▸ **The request**
Omit all pictures, then retype the data exactly as given.

▸ **Data section**
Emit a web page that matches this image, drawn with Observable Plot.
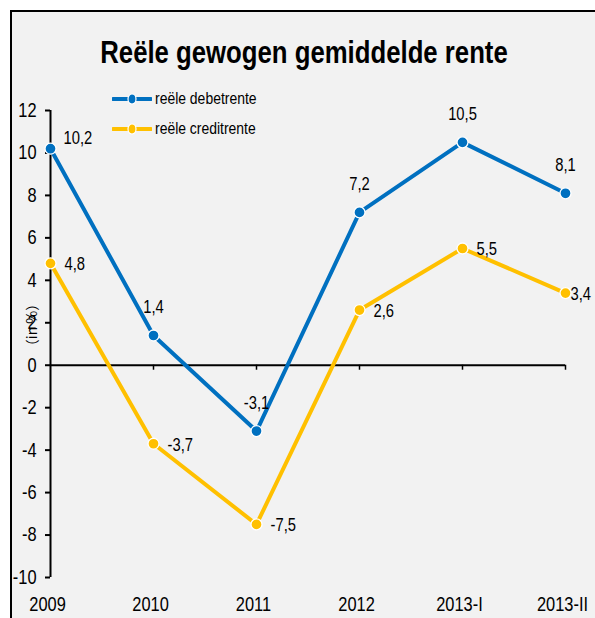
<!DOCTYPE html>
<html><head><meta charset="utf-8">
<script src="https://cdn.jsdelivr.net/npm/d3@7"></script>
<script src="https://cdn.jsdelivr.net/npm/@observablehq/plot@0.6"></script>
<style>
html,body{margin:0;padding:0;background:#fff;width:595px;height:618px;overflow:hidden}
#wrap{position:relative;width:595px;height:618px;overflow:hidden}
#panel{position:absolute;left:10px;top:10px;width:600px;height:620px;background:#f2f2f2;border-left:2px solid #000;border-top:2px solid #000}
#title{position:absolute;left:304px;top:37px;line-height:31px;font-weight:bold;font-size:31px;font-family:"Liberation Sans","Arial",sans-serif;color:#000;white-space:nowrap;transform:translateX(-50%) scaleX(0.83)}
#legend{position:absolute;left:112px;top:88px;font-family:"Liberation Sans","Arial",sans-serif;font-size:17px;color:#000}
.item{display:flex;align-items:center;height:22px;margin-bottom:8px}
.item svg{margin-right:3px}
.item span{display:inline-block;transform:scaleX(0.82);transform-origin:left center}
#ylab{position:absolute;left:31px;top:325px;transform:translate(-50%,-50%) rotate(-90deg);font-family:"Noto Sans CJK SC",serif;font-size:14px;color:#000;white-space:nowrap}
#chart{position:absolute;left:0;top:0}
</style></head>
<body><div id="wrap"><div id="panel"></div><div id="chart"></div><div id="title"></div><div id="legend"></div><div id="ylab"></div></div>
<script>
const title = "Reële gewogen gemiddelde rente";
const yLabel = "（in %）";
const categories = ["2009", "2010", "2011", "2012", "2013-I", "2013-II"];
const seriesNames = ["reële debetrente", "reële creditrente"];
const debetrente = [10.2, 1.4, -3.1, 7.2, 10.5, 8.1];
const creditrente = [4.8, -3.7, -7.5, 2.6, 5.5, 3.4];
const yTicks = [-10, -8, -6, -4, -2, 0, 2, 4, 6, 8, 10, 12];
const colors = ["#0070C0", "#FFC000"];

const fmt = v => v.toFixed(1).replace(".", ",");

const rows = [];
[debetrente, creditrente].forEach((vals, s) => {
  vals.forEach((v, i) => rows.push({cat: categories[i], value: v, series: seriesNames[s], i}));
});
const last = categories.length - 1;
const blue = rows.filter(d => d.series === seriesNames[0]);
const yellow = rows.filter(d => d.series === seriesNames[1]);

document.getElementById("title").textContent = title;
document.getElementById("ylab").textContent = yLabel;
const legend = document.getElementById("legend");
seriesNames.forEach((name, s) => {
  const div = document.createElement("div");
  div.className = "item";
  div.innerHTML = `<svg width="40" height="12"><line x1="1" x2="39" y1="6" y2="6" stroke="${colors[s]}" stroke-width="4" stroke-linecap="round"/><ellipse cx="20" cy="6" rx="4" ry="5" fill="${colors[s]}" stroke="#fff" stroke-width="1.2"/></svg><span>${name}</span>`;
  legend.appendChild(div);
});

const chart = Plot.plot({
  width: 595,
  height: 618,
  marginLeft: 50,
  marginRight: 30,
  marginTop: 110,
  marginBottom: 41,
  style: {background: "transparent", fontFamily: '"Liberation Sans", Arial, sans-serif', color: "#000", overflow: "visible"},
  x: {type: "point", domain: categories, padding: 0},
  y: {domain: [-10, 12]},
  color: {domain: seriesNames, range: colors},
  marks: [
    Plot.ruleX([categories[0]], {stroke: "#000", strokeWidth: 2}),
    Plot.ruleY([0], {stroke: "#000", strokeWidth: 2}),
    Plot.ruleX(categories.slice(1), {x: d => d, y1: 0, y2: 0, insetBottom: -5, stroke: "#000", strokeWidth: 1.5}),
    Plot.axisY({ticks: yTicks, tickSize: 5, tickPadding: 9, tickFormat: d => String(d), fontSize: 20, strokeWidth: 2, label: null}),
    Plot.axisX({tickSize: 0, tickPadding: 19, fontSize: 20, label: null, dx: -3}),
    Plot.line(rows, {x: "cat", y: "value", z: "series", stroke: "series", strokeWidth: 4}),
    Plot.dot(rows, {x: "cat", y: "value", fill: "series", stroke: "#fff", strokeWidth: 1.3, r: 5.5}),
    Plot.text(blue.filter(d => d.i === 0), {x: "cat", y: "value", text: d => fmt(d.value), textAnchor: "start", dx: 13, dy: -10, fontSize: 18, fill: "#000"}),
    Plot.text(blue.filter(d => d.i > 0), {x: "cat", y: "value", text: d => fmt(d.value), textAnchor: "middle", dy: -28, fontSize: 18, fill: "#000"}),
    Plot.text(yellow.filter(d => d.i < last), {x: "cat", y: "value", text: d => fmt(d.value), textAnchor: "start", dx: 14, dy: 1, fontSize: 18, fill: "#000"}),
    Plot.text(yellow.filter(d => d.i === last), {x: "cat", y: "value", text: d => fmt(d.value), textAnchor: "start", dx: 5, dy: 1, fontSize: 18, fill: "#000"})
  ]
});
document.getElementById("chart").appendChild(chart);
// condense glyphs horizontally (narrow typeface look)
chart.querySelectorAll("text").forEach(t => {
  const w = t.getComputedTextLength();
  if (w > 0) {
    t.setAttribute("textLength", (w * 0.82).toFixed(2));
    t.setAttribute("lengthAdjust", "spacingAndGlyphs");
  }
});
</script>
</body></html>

▸ **Task result**
Emit a web page that matches this image, drawn with Observable Plot.
<!DOCTYPE html>
<html><head><meta charset="utf-8">
<script src="https://cdn.jsdelivr.net/npm/d3@7"></script>
<script src="https://cdn.jsdelivr.net/npm/@observablehq/plot@0.6"></script>
<style>
html,body{margin:0;padding:0;background:#fff;width:595px;height:618px;overflow:hidden}
#wrap{position:relative;width:595px;height:618px;overflow:hidden}
#panel{position:absolute;left:10px;top:10px;width:600px;height:620px;background:#f2f2f2;border-left:2px solid #000;border-top:2px solid #000}
#title{position:absolute;left:304px;top:37px;line-height:31px;font-weight:bold;font-size:31px;font-family:"Liberation Sans","Arial",sans-serif;color:#000;white-space:nowrap;transform:translateX(-50%) scaleX(0.83)}
#legend{position:absolute;left:112px;top:88px;font-family:"Liberation Sans","Arial",sans-serif;font-size:17px;color:#000}
.item{display:flex;align-items:center;height:22px;margin-bottom:8px}
.item svg{margin-right:3px}
.item span{display:inline-block;transform:scaleX(0.82);transform-origin:left center}
#ylab{position:absolute;left:31px;top:325px;transform:translate(-50%,-50%) rotate(-90deg);font-family:"Noto Sans CJK SC",serif;font-size:14px;color:#000;white-space:nowrap}
#chart{position:absolute;left:0;top:0}
</style></head>
<body><div id="wrap"><div id="panel"></div><div id="chart"></div><div id="title"></div><div id="legend"></div><div id="ylab"></div></div>
<script>
const title = "Reële gewogen gemiddelde rente";
const yLabel = "（in %）";
const categories = ["2009", "2010", "2011", "2012", "2013-I", "2013-II"];
const seriesNames = ["reële debetrente", "reële creditrente"];
const debetrente = [10.2, 1.4, -3.1, 7.2, 10.5, 8.1];
const creditrente = [4.8, -3.7, -7.5, 2.6, 5.5, 3.4];
const yTicks = [-10, -8, -6, -4, -2, 0, 2, 4, 6, 8, 10, 12];
const colors = ["#0070C0", "#FFC000"];

const fmt = v => v.toFixed(1).replace(".", ",");

const rows = [];
[debetrente, creditrente].forEach((vals, s) => {
  vals.forEach((v, i) => rows.push({cat: categories[i], value: v, series: seriesNames[s], i}));
});
const last = categories.length - 1;
const blue = rows.filter(d => d.series === seriesNames[0]);
const yellow = rows.filter(d => d.series === seriesNames[1]);

document.getElementById("title").textContent = title;
document.getElementById("ylab").textContent = yLabel;
const legend = document.getElementById("legend");
seriesNames.forEach((name, s) => {
  const div = document.createElement("div");
  div.className = "item";
  div.innerHTML = `<svg width="40" height="12"><line x1="1" x2="39" y1="6" y2="6" stroke="${colors[s]}" stroke-width="4" stroke-linecap="round"/><ellipse cx="20" cy="6" rx="4" ry="5" fill="${colors[s]}" stroke="#fff" stroke-width="1.2"/></svg><span>${name}</span>`;
  legend.appendChild(div);
});

const chart = Plot.plot({
  width: 595,
  height: 618,
  marginLeft: 50,
  marginRight: 30,
  marginTop: 110,
  marginBottom: 41,
  style: {background: "transparent", fontFamily: '"Liberation Sans", Arial, sans-serif', color: "#000", overflow: "visible"},
  x: {type: "point", domain: categories, padding: 0},
  y: {domain: [-10, 12]},
  color: {domain: seriesNames, range: colors},
  marks: [
    Plot.ruleX([categories[0]], {stroke: "#000", strokeWidth: 2}),
    Plot.ruleY([0], {stroke: "#000", strokeWidth: 2}),
    Plot.ruleX(categories.slice(1), {x: d => d, y1: 0, y2: 0, insetBottom: -5, stroke: "#000", strokeWidth: 1.5}),
    Plot.axisY({ticks: yTicks, tickSize: 5, tickPadding: 9, tickFormat: d => String(d), fontSize: 20, strokeWidth: 2, label: null}),
    Plot.axisX({tickSize: 0, tickPadding: 19, fontSize: 20, label: null, dx: -3}),
    Plot.line(rows, {x: "cat", y: "value", z: "series", stroke: "series", strokeWidth: 4}),
    Plot.dot(rows, {x: "cat", y: "value", fill: "series", stroke: "#fff", strokeWidth: 1.3, r: 5.5}),
    Plot.text(blue.filter(d => d.i === 0), {x: "cat", y: "value", text: d => fmt(d.value), textAnchor: "start", dx: 13, dy: -10, fontSize: 18, fill: "#000"}),
    Plot.text(blue.filter(d => d.i > 0), {x: "cat", y: "value", text: d => fmt(d.value), textAnchor: "middle", dy: -28, fontSize: 18, fill: "#000"}),
    Plot.text(yellow.filter(d => d.i < last), {x: "cat", y: "value", text: d => fmt(d.value), textAnchor: "start", dx: 14, dy: 1, fontSize: 18, fill: "#000"}),
    Plot.text(yellow.filter(d => d.i === last), {x: "cat", y: "value", text: d => fmt(d.value), textAnchor: "start", dx: 5, dy: 1, fontSize: 18, fill: "#000"})
  ]
});
document.getElementById("chart").appendChild(chart);
// condense glyphs horizontally (narrow typeface look)
chart.querySelectorAll("text").forEach(t => {
  const w = t.getComputedTextLength();
  if (w > 0) {
    t.setAttribute("textLength", (w * 0.82).toFixed(2));
    t.setAttribute("lengthAdjust", "spacingAndGlyphs");
  }
});
</script>
</body></html>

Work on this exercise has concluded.